Мне кажется, что он меня терпеть не мог. Разговаривая со мной, он никогда на меня не смотрел и, говоря обо мне в моем присутствии, называл меня просто «она». Это выходило очень забавно.

Переезжая из отеля на квартиру, когда вещи уже были уложены, я спустилась к Мережковским и попросила у Зинаиды Николаевны какую-нибудь книгу на одну ночь. У них всегда была масса дряни из французских полицейских романов, которые они прилежно читали по вечерам.

– Зина, – сказал Мережковский, – дай ей что-нибудь из завалящих, и пусть она завтра же утром вернет.

Я отвечала Зинаиде Николаевне:

– Нет, «она» выберет что-нибудь получше, и вернет, когда будет время. Торопиться «она» и не подумает.

Он сердито отвернулся.

Гиппиус очень любезно поискала книгу поинтереснее.

Как-то еще во время пребывания нашего в отеле нашла я у себя под дверью письмо.
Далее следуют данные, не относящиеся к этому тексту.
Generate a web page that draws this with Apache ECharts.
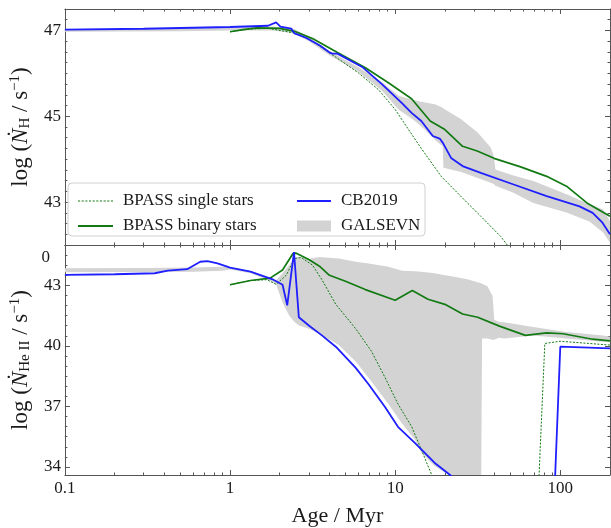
<!DOCTYPE html>
<html><head><meta charset="utf-8">
<script src="https://cdn.jsdelivr.net/npm/echarts@6/dist/echarts.min.js"></script>
<style>html,body{margin:0;padding:0;background:#fff}#c{width:611px;height:528px}</style>
</head><body><div id="c"></div>
<script>
// ---------- axis ticks ----------
const ageTicks = [0.1, 1, 10, 100];
const ageTickLabels = ['0.1', '1', '10', '100'];
const ageRange = [0.1, 200];
const hTicks = [43, 45, 47];
const hRange = [42, 47.5];
const heTicks = [34, 37, 40, 43];
const heRange = [33.6, 45];

// ---------- top panel: log N_H ----------
const cbHAge = [0.1, 0.3, 1.0, 1.7, 1.9, 2.02, 2.35, 2.46, 2.88, 3.5, 3.99, 4.17, 4.47, 6.31, 8.31, 10.95, 12.57, 14.4, 16.9, 18.6, 19.45, 21.8, 25.6, 33, 52.2, 82.7, 130.8, 157, 180, 200];
const cbH = [47.02, 47.04, 47.08, 47.11, 47.19, 47.09, 47.04, 46.93, 46.83, 46.65, 46.49, 46.46, 46.46, 46.15, 45.75, 45.31, 45.08, 44.89, 44.54, 44.48, 44.38, 44.03, 43.84, 43.68, 43.41, 43.14, 42.90, 42.75, 42.52, 42.25];
const binHAge = [1.0, 1.2, 1.45, 2.0, 2.46, 3.16, 4.5, 6.6, 9.1, 12.57, 16.3, 20, 25.6, 31.4, 39.7, 57.5, 82.7, 109, 145, 200];
const binH = [46.97, 47.02, 47.06, 47.05, 46.98, 46.81, 46.48, 46.13, 45.78, 45.41, 44.89, 44.69, 44.30, 44.19, 44.02, 43.82, 43.60, 43.37, 42.98, 42.67];
const sinHAge = [1.0, 1.3, 1.7, 2.45, 3.0, 4.0, 6.0, 7.93, 10, 12, 14.4, 19, 24.9, 33, 43.5, 50];
const sinH = [46.97, 47.03, 47.05, 46.94, 46.80, 46.48, 46.01, 45.62, 45.16, 44.7, 44.25, 43.6, 43.14, 42.67, 42.2, 41.9];
const galHAge = [0.1, 0.5, 1.0, 1.8, 2.4, 3.0, 4.0, 6.0, 8.3, 10.5, 12.6, 14.4, 17.4, 19.4, 19.6, 25.1, 31.6, 37.9, 39.6, 40.5, 52, 68.7, 109, 150, 182, 200];
const galHHigh = [47.03, 47.05, 47.07, 47.09, 47.05, 46.85, 46.52, 46.14, 45.80, 45.48, 45.39, 45.34, 45.28, 45.2, 45.18, 44.93, 44.62, 44.27, 44.07, 43.76, 43.62, 43.49, 43.18, 42.95, 42.83, 42.55];
const galHLow = [46.97, 46.98, 47.0, 47.0, 46.94, 46.75, 46.42, 46.03, 45.6, 45.15, 44.95, 44.77, 44.45, 44.3, 43.8, 43.7, 43.56, 43.45, 43.42, 43.38, 43.22, 42.98, 42.76, 42.55, 42.29, 42.05];

// ---------- bottom panel: log N_HeII ----------
const cbHeAge = [0.1, 0.2, 0.35, 0.42, 0.55, 0.66, 0.73, 0.84, 1.0, 1.33, 1.83, 2.08, 2.22, 2.44, 2.61, 3.0, 3.6, 4.37, 5.77, 6.9, 8.7, 10.4, 13.2, 17.3, 21.8, 23, 92.5, 100, 200];
const cbHe = [43.52, 43.55, 43.60, 43.73, 43.80, 44.17, 44.2, 44.09, 43.88, 43.68, 43.28, 43.03, 42.01, 44.65, 41.42, 41.01, 40.52, 39.96, 38.91, 38.1, 36.96, 35.99, 35.18, 34.21, 33.56, 33.0, 33.0, 39.96, 39.88];
const binHeAge = [1.0, 1.33, 1.75, 2.08, 2.4, 2.5, 3.0, 3.48, 4.0, 5.0, 6.6, 10, 12.7, 15.8, 20, 25.6, 31.6, 42.8, 61.4, 82.8, 104, 157, 200];
const binHe = [43.03, 43.24, 43.36, 43.76, 44.57, 44.6, 44.28, 43.95, 43.5, 43.2, 42.79, 42.26, 42.74, 42.31, 42.06, 41.58, 41.42, 40.98, 40.52, 40.64, 40.6, 40.33, 40.25];
const sinHeAge = [1.0, 1.33, 1.67, 1.9, 2.19, 2.46, 2.7, 3.16, 3.6, 4.37, 5.77, 7.2, 8.7, 10.4, 12.6, 14.4, 15.8, 17.5, 74, 80.6, 100, 200];
const sinHe = [43.03, 43.24, 43.28, 43.05, 43.5, 44.33, 44.38, 44.0, 43.28, 42.06, 40.85, 39.72, 38.42, 37.12, 35.99, 34.86, 34.05, 33.2, 33.2, 40.12, 40.23, 40.04];
const galHeAge = [0.1, 0.3, 0.6, 0.9, 1.0, 1.33, 1.75, 1.9, 2.08, 2.28, 2.45, 2.62, 3.0, 3.48, 4.55, 5.77, 6.9, 9.1, 11, 13.2, 14.4, 17.3, 20, 22, 27.3, 33.2, 33.6, 36.2, 38.9, 39.8, 42.5, 45.7, 68.5, 109, 182, 200];
const galHeHigh = [43.85, 43.86, 43.88, 43.92, 43.9, 43.72, 43.35, 43.25, 43.6, 44.0, 44.35, 44.42, 44.3, 44.41, 44.33, 44.17, 44.08, 43.92, 43.72, 43.7, 43.68, 43.6, 43.5, 43.45, 43.3, 43.1, 43.08, 42.95, 42.47, 41.3, 41.2, 41.17, 40.93, 40.69, 40.52, 40.45];
const galHeLow = [43.65, 43.66, 43.68, 43.72, 43.78, 43.6, 43.22, 43.05, 42.15, 41.5, 41.2, 41.01, 40.85, 40.6, 40.04, 39.23, 38.42, 37.12, 36.15, 35.35, 34.7, 34.05, 33.72, 33.5, 33.5, 33.5, 40.36, 40.36, 40.3, 40.3, 40.4, 40.36, 40.52, 40.36, 40.2, 40.2];

// ---------- styling ----------
const F = "'Liberation Serif','DejaVu Serif',serif";
const TXT = '#1a1a1a';
const FRAME = '#555';
const BLUE = '#1f1fff';
const GREEN = '#127a12';
const GRAY = '#d3d3d3';
const L = Math.log10;
const xMin = L(ageRange[0]), xMax = L(ageRange[1]);
const xMajor = ageTicks.map(L);
const xMinor = [];
[-1, 0, 1, 2].forEach(k => { for (let m = 2; m <= 9; m++) { const a = m * Math.pow(10, k); if (a <= ageRange[1]) xMinor.push(L(a)); } });
function steps(a, b, s, skip) { const out = []; for (let v = a; v <= b + 1e-9; v += s) { const r = Math.round(v * 100) / 100; if (!skip.some(t => Math.abs(t - r) < 1e-6)) out.push(r); } return out; }
const hMinor = steps(42, 47.5, 0.25, hTicks);
const heMinor = steps(34, 45, 0.5, heTicks);

function xAx(grid, pos, ticks, len, extra) {
  return Object.assign({
    type: 'value', gridIndex: grid, position: pos, min: xMin, max: xMax,
    axisLine: { show: len > 3, onZero: false, lineStyle: { color: FRAME, width: 1 } },
    axisTick: { show: true, inside: true, length: len, customValues: ticks, lineStyle: { color: FRAME, width: 1 } },
    axisLabel: { show: false }, splitLine: { show: false }
  }, extra || {});
}
function yAx(grid, pos, range, ticks, len, extra) {
  return Object.assign({
    type: 'value', gridIndex: grid, position: pos, min: range[0], max: range[1],
    axisLine: { show: len > 3, onZero: false, lineStyle: { color: FRAME, width: 1 } },
    axisTick: { show: true, inside: true, length: len, customValues: ticks, lineStyle: { color: FRAME, width: 1 } },
    axisLabel: { show: false }, splitLine: { show: false }
  }, extra || {});
}
const rich = {
  n: { fontFamily: F, fontSize: 23, color: TXT },
  i: { fontFamily: F, fontSize: 23, fontStyle: 'italic', color: TXT },
  sb: { fontFamily: F, fontSize: 15, color: TXT, padding: [10, 0, 0, 0] },
  sp: { fontFamily: F, fontSize: 15, color: TXT, padding: [0, 0, 10, 0] }
};
const xLabelFmt = v => { const i = xMajor.findIndex(t => Math.abs(t - v) < 1e-6); return i >= 0 ? ageTickLabels[i] : ''; };
const yLabel = (ticks) => ({ show: true, customValues: ticks, fontFamily: F, fontSize: 17, color: TXT, margin: 4 });

const xAxis = [
  xAx(0, 'bottom', xMajor, 5), xAx(0, 'top', xMajor, 5), xAx(0, 'bottom', xMinor, 2.5), xAx(0, 'top', xMinor, 2.5),
  xAx(1, 'bottom', xMajor, 5, {
    axisLabel: { show: true, customValues: xMajor, formatter: xLabelFmt, fontFamily: F, fontSize: 17, color: TXT, margin: 5 },
    name: 'Age / Myr', nameLocation: 'middle', nameGap: 30, nameTextStyle: { fontFamily: F, fontSize: 22, color: TXT }
  }),
  xAx(1, 'top', xMajor, 5), xAx(1, 'bottom', xMinor, 2.5), xAx(1, 'top', xMinor, 2.5)
];
const yAxis = [
  yAx(0, 'left', hRange, hTicks, 5, {
    axisLabel: yLabel(hTicks),
    name: '{n|log (}{i|Ṅ}{sb|H}{n| / s}{sp|−1}{n|)}', nameLocation: 'middle', nameGap: 26, nameRotate: 90,
    nameTextStyle: { rich: rich, fontFamily: F, fontSize: 23, color: TXT }
  }),
  yAx(0, 'right', hRange, hTicks, 5), yAx(0, 'left', hRange, hMinor, 2.5), yAx(0, 'right', hRange, hMinor, 2.5),
  yAx(1, 'left', heRange, heTicks, 5, {
    axisLabel: yLabel(heTicks),
    name: '{n|log (}{i|Ṅ}{sb|He II}{n| / s}{sp|−1}{n|)}', nameLocation: 'middle', nameGap: 26, nameRotate: 90,
    nameTextStyle: { rich: rich, fontFamily: F, fontSize: 23, color: TXT }
  }),
  yAx(1, 'right', heRange, heTicks, 5), yAx(1, 'left', heRange, heMinor, 2.5), yAx(1, 'right', heRange, heMinor, 2.5)
];

function pts(ages, vals) { return ages.map((a, i) => [L(a), vals[i]]); }
function lineS(name, ages, vals, xi, yi, style) {
  return { type: 'line', name: name, xAxisIndex: xi, yAxisIndex: yi, data: pts(ages, vals), showSymbol: false, symbol: 'none',
    clip: true, z: 3, lineStyle: style, itemStyle: { color: style.color }, emphasis: { disabled: true } };
}
function bandS(ages, lo, hi, xi, yi, range) {
  const cl = v => Math.min(Math.max(v, range[0]), range[1]);
  return { type: 'custom', name: 'GALSEVN', xAxisIndex: xi, yAxisIndex: yi, z: 1, silent: true,
    itemStyle: { color: GRAY }, data: [[xMin, range[0]]],
    renderItem: function (params, api) {
      const p = [];
      for (let i = 0; i < ages.length; i++) p.push(api.coord([L(ages[i]), cl(hi[i])]));
      for (let i = ages.length - 1; i >= 0; i--) p.push(api.coord([L(ages[i]), cl(lo[i])]));
      return { type: 'polygon', shape: { points: p }, style: { fill: GRAY } };
    } };
}
const singleStyle = { color: GREEN, width: 1, type: [2, 1.5] };
const binaryStyle = { color: GREEN, width: 1.7 };
const cbStyle = { color: BLUE, width: 1.8 };

const series = [
  bandS(galHAge, galHLow, galHHigh, 0, 0, hRange),
  lineS('BPASS single stars', sinHAge, sinH, 0, 0, singleStyle),
  lineS('BPASS binary stars', binHAge, binH, 0, 0, binaryStyle),
  lineS('CB2019', cbHAge, cbH, 0, 0, cbStyle),
  bandS(galHeAge, galHeLow, galHeHigh, 4, 4, heRange),
  lineS('BPASS single stars', sinHeAge, sinHe, 4, 4, singleStyle),
  lineS('BPASS binary stars', binHeAge, binHe, 4, 4, binaryStyle),
  lineS('CB2019', cbHeAge, cbHe, 4, 4, cbStyle)
];

// legend line icons (kept to their aspect ratio by the legend)
let dotPath = 'path://';
for (let x = 0; x < 35; x += 3.5) dotPath += 'M' + x + ',0h2v1h-2z';
const solidPath = 'path://M0,0H35V2H0Z';

const legendText = { fontFamily: F, fontSize: 17, color: TXT, lineHeight: 18, padding: [0, 0, 0, 5] };
const option = {
  animation: false,
  backgroundColor: '#fff',
  grid: [
    { left: 59, top: 9, width: 551, height: 236 },
    { left: 59, top: 245, width: 551, height: 233 }
  ],
  xAxis: xAxis,
  yAxis: yAxis,
  legend: [
    { left: 73, top: 187, orient: 'vertical', itemWidth: 35, itemHeight: 14, itemGap: 7, z: 6, selectedMode: false,
      data: [{ name: 'BPASS single stars', icon: dotPath }, { name: 'BPASS binary stars', icon: solidPath }], textStyle: legendText },
    { left: 292, top: 187, orient: 'vertical', itemWidth: 34, itemHeight: 11, itemGap: 7, z: 6, selectedMode: false,
      data: [{ name: 'CB2019', icon: solidPath }, { name: 'GALSEVN', icon: 'rect' }], textStyle: legendText }
  ],
  graphic: [
    { type: 'rect', z: 5, shape: { x: 68, y: 183, width: 357, height: 53, r: 4 },
      style: { fill: 'rgba(255,255,255,0.85)', stroke: '#d0d0d0', lineWidth: 1 } },
    { type: 'text', z: 5, x: 50, y: 258, style: { text: '0', fontFamily: F, fontSize: 17, fill: TXT, align: 'right', verticalAlign: 'middle' } }
  ],
  series: series
};
const chart = echarts.init(document.getElementById('c'), null, { renderer: 'canvas' });
chart.setOption(option);
</script></body></html>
В нем предлагалось мне и Мережковским перебраться в свободную зону, где нас ждала виза и даровой проезд в Америку. Просили сейчас же дать знать Мережковским. Я пошла к ним.

В ответ на предложение Мережковский страшно рассердился.
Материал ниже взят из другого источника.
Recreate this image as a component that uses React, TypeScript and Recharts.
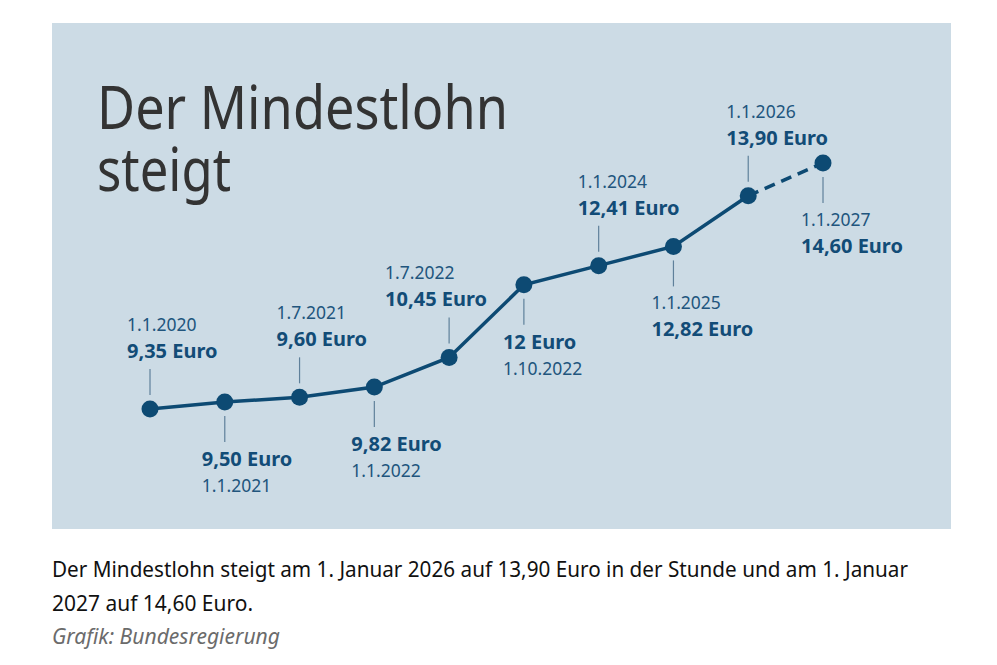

– Пусть она им ответит, чтоб они не смели лезть ко мне. И сама пусть не едет.

– Почему же «она» будет так грубо отвечать людям, которые как-то о нас заботятся и любезны с нами? – спросила я.

– Ничуть они не любезны и не заботятся. Им нужны наши имена. Вот и всё. Я предпочитаю ехать в Испанию. У них там есть одна святая, о которой почти не писали. Я о ней напишу книгу, и мне дадут визу. А «она» пусть сидит здесь.

– Опять о святых? – сказала я. – Вас, Дмитрий Сергеевич, как настоящего беса, все тянет юлить около святых.

Но странно, несмотря на его ненависть к «ней» (ненависть заслуженную, потому что меня всегда толкало поддразнивать его), они почему-то проектировали устроиться на квартире вместе со мной. Этот план вызвал большой и веселый интерес в русской колонии. Всем было любопытно, что получится из этого сожительства.

В этот период они проявляли острое отвращение к немцам. Когда мы вместе выходили на улицу, Зинаида Николаевна оглядывалась кругом – не видно ли где немца, и, если видно, сейчас же захлопывала калитку и выжидала, чтоб немец прошел. Она даже очень недурно рисовала на них карикатуры.

Жизнь вели Мережковские очень размеренную. Все утро он работал, после завтрака – отдых, потом непременно прогулка.

– Прогулка – свет, непрогулка – тьма, – говорил он.

У него была совсем искривленная спина, и мне казалось, что ему даже трудно стоять, не опираясь или не прислоняясь

к стене, поэтому он всегда тяжело наваливался на руку Зинаиды Николаевны, которая твердо вела его. Она так привыкла чувствовать эту тяжесть на своей правой руке, что, когда мы выходили вместе с нею вдвоем, она всегда просила, чтобы я брала ее под руку и сильнее опиралась.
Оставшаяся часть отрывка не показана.